Pour le chancelier autrichien, Christian Kern, promoteur de ce sommet, il s’agit avant tout de parvenir à un nouvel accord sur les moyens de protéger les frontières en Europe en renforçant les chances d’aboutir à une décision européenne commune qui transcende les intérêts nationaux. Pour se faire, il a plaidé pour un renforcement de la surveillance des frontières extérieures de l'Union européenne, une aide à la prise en charge des réfugiés dans les pays voisins de leur pays d’origine et aussi un "plan Marshall" pour l’Afrique, principal émetteur des migrants économiques qui s’ajoutent aux centaines de milliers de réfugiés fuyant la guerre en Syrie.
Il a également appelé, dans des déclarations à la presse, à la mise en œuvre avant la fin de l’année d’un programme européen de coopération avec l'Egypte, la Jordanie et le Liban, pour fixer dans ces pays les syriens déplacés.

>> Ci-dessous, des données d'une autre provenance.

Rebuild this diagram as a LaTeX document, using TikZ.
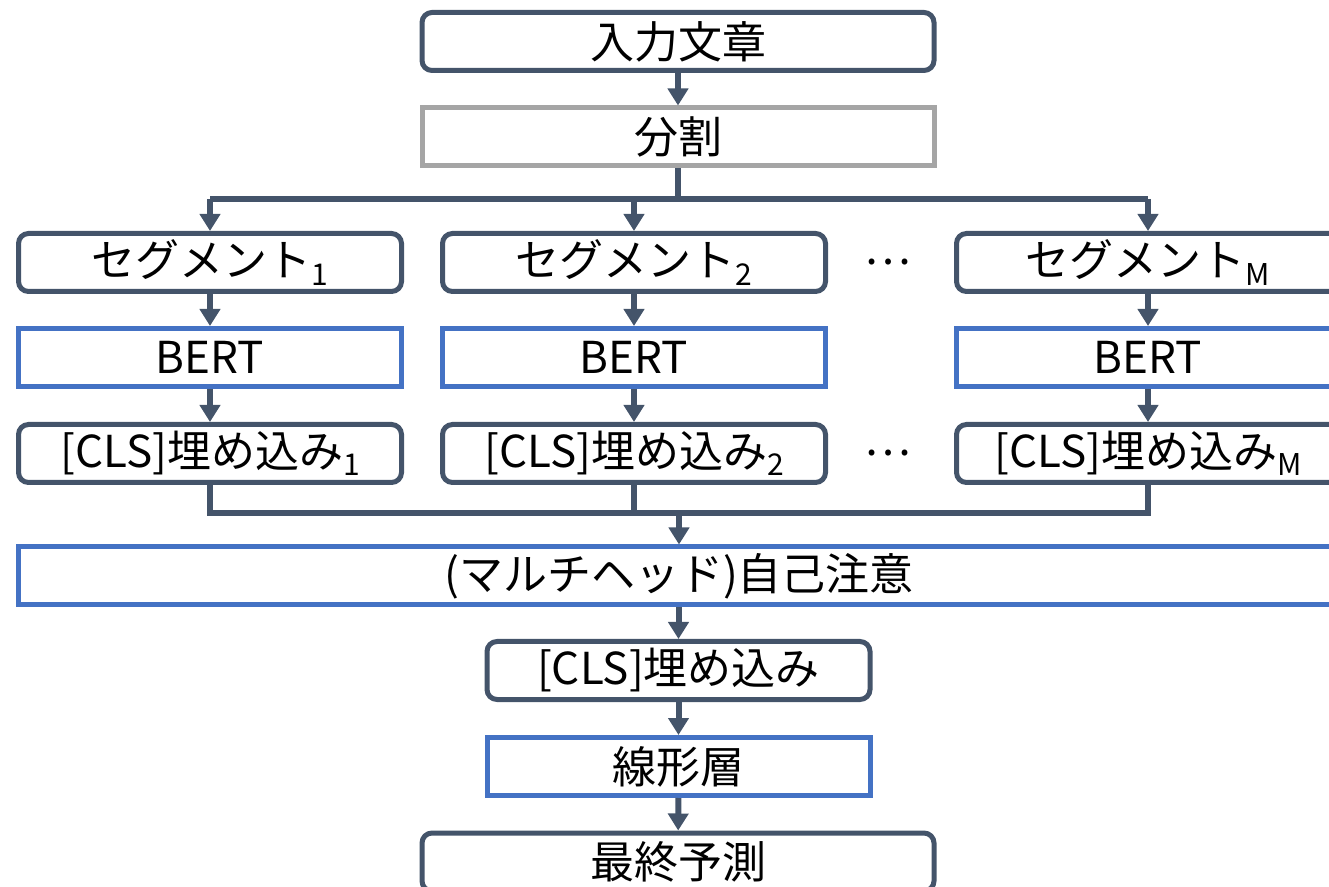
\documentclass[tikz,border=0pt]{standalone}
\usepackage{fontspec}
\setmainfont{Noto Sans CJK JP}
\usetikzlibrary{arrows.meta}
\definecolor{dk}{HTML}{44546A}
\definecolor{bl}{HTML}{4472C4}
\definecolor{gr}{HTML}{A5A5A5}
\newcommand{\mysub}[1]{{\fontsize{15pt}{15pt}\selectfont\raisebox{-0.5ex}{#1}}}
\tikzset{
  base/.style={minimum height=29pt, inner sep=0pt, font=\fontsize{22pt}{24pt}\selectfont, fill=white, line width=2.5pt},
  rbox/.style={base, draw=dk, rounded corners=5pt},
  bbox/.style={base, draw=bl},
  gbox/.style={base, draw=gr},
  conn/.style={draw=dk, line width=3pt},
  arr/.style={conn, -{Triangle[width=10pt,length=8.5pt]}},
}
\begin{document}
\begin{tikzpicture}[x=0.5pt,y=-0.5pt]
\useasboundingbox (0,0) rectangle (1329,887);
\clip (0,0) rectangle (1329,887);
% top
\node[rbox, minimum width=256pt] (in) at (678,41.5) {入力文章};
\node[gbox, minimum width=256pt] (split) at (678,137) {分割};
% segments
\node[rbox, minimum width=191.5pt] (s1) at (210,262.5) {セグメント\mysub{1}};
\node[rbox, minimum width=191.5pt] (s2) at (634,262.5) {セグメント\mysub{2}};
\node[rbox, minimum width=191.5pt] (sM) at (1148,262.5) {セグメント\mysub{M}};
\node[font=\fontsize{22pt}{24pt}\selectfont] (d1) at (888,262.5) {…};
% BERT
\node[bbox, minimum width=191.5pt] (b1) at (210,357.5) {BERT};
\node[bbox, minimum width=191.5pt] (b2) at (634,357.5) {BERT};
\node[bbox, minimum width=191.5pt] (bM) at (1148,357.5) {BERT};
% CLS
\node[rbox, minimum width=191.5pt] (c1) at (210,453.5) {[CLS]埋め込み\mysub{1}};
\node[rbox, minimum width=191.5pt] (c2) at (634,453.5) {[CLS]埋め込み\mysub{2}};
\node[rbox, minimum width=191.5pt] (cM) at (1148,453.5) {[CLS]埋め込み\mysub{M}};
\node[font=\fontsize{22pt}{24pt}\selectfont] (d2) at (888,453.5) {…};
% attention
\node[bbox, minimum width=661pt] (att) at (679,576) {(マルチヘッド)自己注意};
\node[rbox, minimum width=191.5pt] (cls) at (678.5,670.5) {[CLS]埋め込み};
\node[bbox, minimum width=191.5pt] (lin) at (678.5,766.5) {線形層};
\node[rbox, minimum width=256pt] (out) at (678,862) {最終予測};
% connectors
\draw[arr] (in.south) -- (split.north);
\coordinate (j1) at (678,199);
\draw[conn] (split.south) -- (j1);
\draw[conn] (s1.north |- j1) -- (sM.north |- j1);
\draw[arr] (s1.north |- j1) -- (s1.north);
\draw[arr] (s2.north |- j1) -- (s2.north);
\draw[arr] (sM.north |- j1) -- (sM.north);
\draw[arr] (s1) -- (b1);
\draw[arr] (s2) -- (b2);
\draw[arr] (sM) -- (bM);
\draw[arr] (b1) -- (c1);
\draw[arr] (b2) -- (c2);
\draw[arr] (bM) -- (cM);
\coordinate (j2) at (679,513);
\draw[conn] (c1.south) |- (cM.south |- j2) -- (cM.south);
\draw[conn] (c2.south) -- (c2.south |- j2);
\draw[arr] (j2) -- (att.north);
\draw[arr] (att.south -| cls.north) -- (cls.north);
\draw[arr] (cls) -- (lin);
\draw[arr] (lin) -- (out);
\end{tikzpicture}
\end{document}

Quant à la chancelière allemande, Angela Merkel, naguère surnommée par la presse allemande "Mère Angela" en référence à Mère Teresa pour sa politique de portes ouvertes en faveur des réfugiés, elle a souligné la nécessité de lutter efficacement contre l’immigration illégale, appelant à accélérer la procédure de rapatriement des demandeurs d’asile déboutés dans leurs pays d’origine, en Afrique du Nord, au Pakistan et en Afghanistan.
"Nous voulons stopper l'immigration clandestine tout en étant à la hauteur de nos responsabilités humanitaires’’, a-t-elle déclaré à la presse, jugeant que le système de relocalisation des réfugiés en Europe au départ de la Grèce et de l’Italie est encore "trop lent".
Ce sommet tenu sous haute surveillance policière avec aussi une interdiction d’accès près des lieux de la réunion dans le quartier administratif au premier arrondissement, a été aussi marqué par un rassemblement à l’appel d’organisations de droits de l’homme et d’aide aux réfugiés qui ont scandé des slogans en faveur d’une politique migratoire à visage humain, se disant alarmés par la situation dramatique des demandeurs d’asile bloqués en Grèce, plus de 60.000 personnes.
Un sommet, au final, qui est loin d’apporter une solution européenne commune mais il constitue, néanmoins, une étape vers l’aboutissement à cet objectif comme l’a fait d’ailleurs remarquer le chancelier autrichien, prudemment optimiste. Et pour cause, les positions et les intérêts des pays confrontés à l’afflux des migrants restent pour le moment inconciliables. Ce qui a poussé les dirigeants de certains pays à prendre des mesures unilatérales comme le Premier ministre hongrois, Victor Orban, défenseur imperturbable d’une ligne hostile aux migrants, qui a totalement fait grillager les frontières de son pays avec la Serbie et la Croatie.
De même, le gouvernement autrichien, redoutant un éventuel afflux massif des migrants comme l’année dernière avec plus de 90.000 demandeurs d’asile en Autriche, affiche une fermeté sans concession dans le traitement de cette crise, renforçant les contrôles aux frontières et établissant unilatéralement un plafond de 37.500 réfugiés pour l’année 2016, au grand dam de la Commission européenne à l'annone le 20 janvier dernier de cette mesure.
Pour le moment, il n’y a pas feu à la maison. Le nombre des demandeurs d’asile admis en Autriche depuis le début de l’année à fin août dernier se chiffre à 26.419 personnes, selon les derniers chiffres du ministère de l’intérieur. Mais, le gouvernement examine déjà la possibilité d’activer le décret d’urgence, lequel texte prévoit de refouler les réfugiés sans même leur donner la possibilité de déposer une demande d’asile et ce, au motif d’atteinte à la sécurité et l’ordre dans le pays.